Peloton Interactive Inc (NASDAQ:PTON) reported a series of insider transactions involving its Chief Accounting Officer, Saqib Baig, who sold a total of 36,640 shares of Class A common stock for approximately $152,586.
The dispositions were executed over two days. On February 17, 2026, Baig sold 30,918 shares in multiple trades at prices between $4.1100 and $4.2150 per share, producing proceeds of $127,944 and reflecting a weighted average sale price of $4.1382. The following day, February 18, 2026, Baig sold an additional 5,722 shares at $4.3067 per share, yielding $24,642.
These sales followed an earlier transaction on February 15, 2026, when Baig acquired 79,934 shares of Class A common stock through the exercise of Restricted Stock Units (RSUs).
Peloton's insider activity coincides with the company's recently released fiscal second-quarter 2026 financial results. Revenue for the period totaled $656.5 million, a decline of 2.6% compared with the prior year. That topline missed the consensus analyst estimate of $675.6 million and also fell below Peloton's own guidance range of $665 million to $685 million.

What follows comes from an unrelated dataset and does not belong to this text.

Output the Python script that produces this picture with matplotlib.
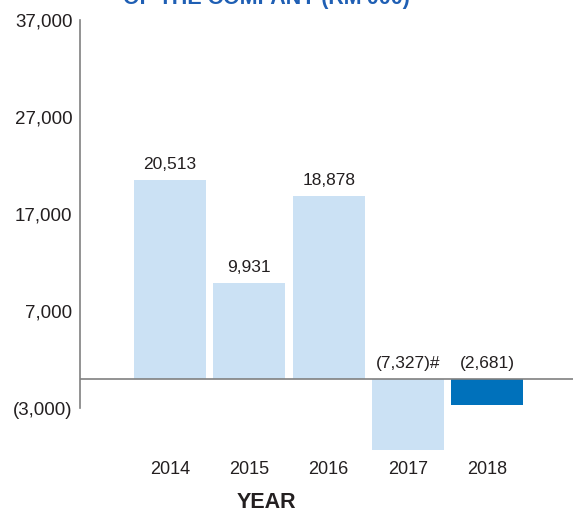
import matplotlib
matplotlib.use("Agg")
import matplotlib.pyplot as plt

# Profit/(loss) before tax of the company, RM'000
years = ["2014", "2015", "2016", "2017", "2018"]
values = [20513, 9931, 18878, -7327, -2681]
label_suffix = ["", "", "", "#", ""]
bar_colors = ["#cbe1f4", "#cbe1f4", "#cbe1f4", "#cbe1f4", "#0071bb"]
y_ticks = [37000, 27000, 17000, 7000, -3000]

plt.rcParams["font.family"] = ["Liberation Sans", "DejaVu Sans"]
text_color = "#231f20"
axis_color = "#808080"


def fmt(v):
    return f"({abs(v):,})" if v < 0 else f"{v:,}"


fig = plt.figure(figsize=(5.73, 5.13), dpi=100)
ax = fig.add_axes([80 / 573, 0.110, 1 - 80 / 573, 0.961 - 0.110])

x = list(range(len(years)))
ax.bar(x, values, width=0.906, color=bar_colors, zorder=2)

for xi, v, suf in zip(x, values, label_suffix):
    y = v if v > 0 else 0
    ax.annotate(fmt(v) + suf, (xi, y), xytext=(0, 5.5), textcoords="offset points",
                ha="center", va="bottom", fontsize=12.5, color=text_color)

ax.set_xlim(-1.135, 5.08)
ax.set_ylim(-8000, 37000)
ax.axhline(0, color=axis_color, lw=1.2, zorder=3)

for s in ["top", "right", "bottom"]:
    ax.spines[s].set_visible(False)
ax.spines["left"].set_bounds(-3000, 37000)
ax.spines["left"].set_color(axis_color)
ax.spines["left"].set_linewidth(1.2)

ax.set_yticks(y_ticks)
ax.set_yticklabels([fmt(t) for t in y_ticks])
ax.set_xticks(x)
ax.set_xticklabels(years)
ax.tick_params(axis="y", length=0, pad=5.5, labelsize=13.5, labelcolor=text_color)
ax.tick_params(axis="x", length=0, pad=3, labelsize=13, labelcolor=text_color)

fig.text(266 / 573, 1 - 503 / 513, "YEAR", ha="center", va="center",
         fontsize=15.5, fontweight="bold", color=text_color)
fig.text(266 / 573, 1 - 4 / 513, "OF THE COMPANY (RM'000)", ha="center",
         va="baseline", fontsize=15.5, fontweight="bold", color="#1f5fb4")

fig.savefig("out.png", dpi=100)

On the profitability front, Peloton reported a loss of $0.09 per share for the quarter, which was wider than the expected loss of $0.05 per share.

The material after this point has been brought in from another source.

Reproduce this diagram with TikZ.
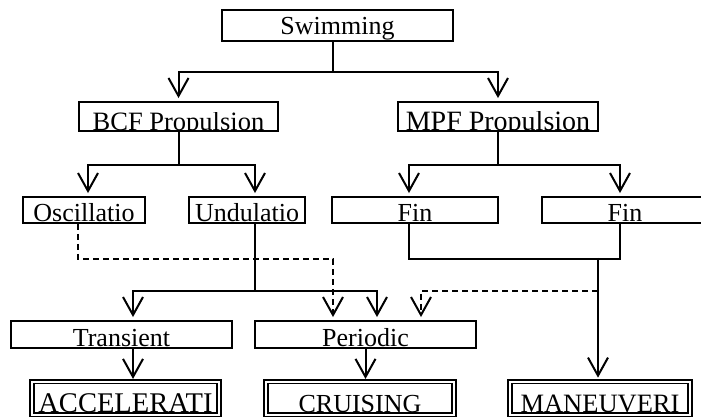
\documentclass[tikz,border=0pt]{standalone}
\usepackage{fontspec}
\setmainfont{Liberation Serif}
\usepackage{trimclip}
\usetikzlibrary{arrows.meta}

% text whose descenders are cut by the box edge
\newcommand\cutdesc[1]{\clipbox{0pt {\depth} 0pt 0pt}{#1}}

\begin{document}
\begin{tikzpicture}[x=1pt,y=-1pt,
  box/.style={draw,line width=1.9pt,inner sep=0pt,font=\fontsize{26}{26}\selectfont},
  endbox/.style={box,double,double distance=2pt,line width=1.7pt},
  link/.style={line width=2pt},
  arr/.style={link,-{Straight Barb[length=18pt,width=20pt]},shorten >=3pt},
  dashlink/.style={arr,dash pattern=on 6pt off 4pt}]
  \useasboundingbox (0,0) rectangle (701,419);
  \node[box,minimum width=231pt,text height=25pt,text depth=6pt] (swim) at (337.5,25.5) {Swimming};
  \node[box,minimum width=199pt,text height=29pt,text depth=0pt,font=\fontsize{26.5}{26}\selectfont] (bcf) at (178.5,116.5) {\cutdesc{BCF Propulsion}};
  \node[box,minimum width=200pt,text height=29pt,text depth=0pt,font=\fontsize{28}{26}\selectfont] (mpf) at (498,116.5) {\cutdesc{MPF Propulsion}};
  \node[box,minimum width=122pt,text height=25pt,text depth=1pt] (osc) at (84,210) {Oscillatio};
  \node[box,minimum width=116pt,text height=25pt,text depth=1pt] (und) at (247,210) {Undulatio};
  \node[box,minimum width=166pt,text height=25pt,text depth=1pt] (fina) at (415,210) {Fin};
  \node[box,minimum width=166pt,text height=25pt,text depth=1pt] (finb) at (625,210) {Fin};
  \node[box,minimum width=221pt,text height=26pt,text depth=1pt] (trans) at (121.5,334.5) {Transient};
  \node[box,minimum width=221pt,text height=26pt,text depth=1pt] (per) at (365.5,334.5) {Periodic};
  \node[endbox,minimum width=187pt,text height=31pt,text depth=2pt,font=\fontsize{28.5}{26}\selectfont] (acc) at (125.5,398) {ACCELERATI};
  \node[endbox,minimum width=188pt,text height=31pt,text depth=2pt] (cru) at (360,398) {CRUISING};
  \node[endbox,minimum width=180pt,text height=31pt,text depth=2pt,font=\fontsize{26.5}{26}\selectfont] (man) at (600,398) {MANEUVERI};

  \draw[link] ([xshift=-4.5]swim.south) -- ++(0,30) coordinate (sj);
  \draw[arr] (sj) -| (bcf.north);
  \draw[arr] (sj) -| (mpf.north);

  \draw[link] (bcf.south) -- ++(0,33) coordinate (bj);
  \draw[arr] (bj) -| ([xshift=4]osc.north);
  \draw[arr] (bj) -| ([xshift=8]und.north);
  \draw[link] (mpf.south) -- ++(0,33) coordinate (mj);
  \draw[arr] (mj) -| ([xshift=-6]fina.north);
  \draw[arr] (mj) -| ([xshift=-5]finb.north);

  \draw[dashlink] ([xshift=-6]osc.south) -- ++(0,35) -| ([xshift=-32.5]per.north);
  \draw[link] ([xshift=8]und.south) -- ++(0,67) coordinate (uj);
  \draw[arr] (uj) -| ([xshift=11.5]trans.north);
  \draw[arr] (uj) -| ([xshift=11.5]per.north);

  \draw[link] ([xshift=-6]fina.south) -- ++(0,35) -| ([xshift=-5]finb.south);
  \coordinate (fj) at (598,258);
  \draw[arr] (fj) -- (fj |- man.north);
  \draw[dashlink] (fj |- uj) -| ([xshift=55.5]per.north);

  \draw[arr] ([xshift=11.5]trans.south) -- ++(0,33);
  \draw[arr] (per.south) -- ++(0,33);
\end{tikzpicture}
\end{document}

Analyst reactions to the results were mixed. BofA Securities kept its Buy rating on Peloton but lowered its price target to $7.50 from $9.00, citing lower-than-expected hardware sales and delayed delivery times. Telsey Advisory Group trimmed its price target to $6.00 from $8.00 while maintaining a Market Perform rating, attributing the change to ongoing growth challenges. Canaccord Genuity reiterated a Buy rating with a $10.00 price target despite the sales shortfall. Needham maintained a Hold rating and highlighted persistent revenue pressures even as adjusted EBITDA and free cash flow estimates showed improvement.
Taken together, the insider transactions and quarterly results illustrate a period of active management-level share activity at Peloton alongside mixed financial signals that have elicited a range of responses from equity analysts. The company faces continued scrutiny over hardware demand and delivery execution while working to improve margin-related metrics.